# DPP convert and save



## Corkyb (Apr 4, 2012)

Hi folks,

new here, hello!  

I've encountered a problem in Digital Photo Pro that I haven't had before, hopefully someone can help.  When I edit a photo and convert and save to another destination the new file does not have the changes I've made.  It's always worked before and I was wondering if it may have anything to do with the camera settings when I took this batch of photos, or whatever at time of shooting, or ingestion into DPP.  Using 5D mk 2, shooting large jpeg, converting and saving to jpeg.  Tried going to tiff but also not saving changes.  As I say, never had this problem before.
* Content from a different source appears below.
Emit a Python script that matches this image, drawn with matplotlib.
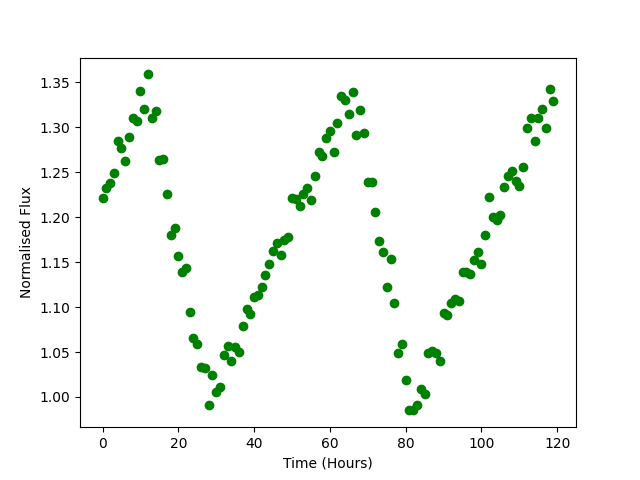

Any help gratefully received.  Thanks in advance.

Corky


----------



## KenC (Apr 4, 2012)

"Convert and save" is supposed to be for converting raw files to jpg or tiff.  Is this what you were doing previously?  If so, and you've switched to shooting jpg, then it could be that this command doesn't do anything and you just need to use "save as" instead?  I've only used DPP on raw files, so I'm guessing here.  In any event, if you're shooting jpg directly, then why wouldn't you just open the file in PS or LR or Elements or whatever?


----------



## Corkyb (Apr 5, 2012)

Always shot jpeg (gonna swith to raw though)... don't have any editing software, I shoot for fun and just use DPP, though going to sort that too!  The changes are saved within DPP but not when I export them.  Never has this before.  Wondering if it's an issue with DPP.


----------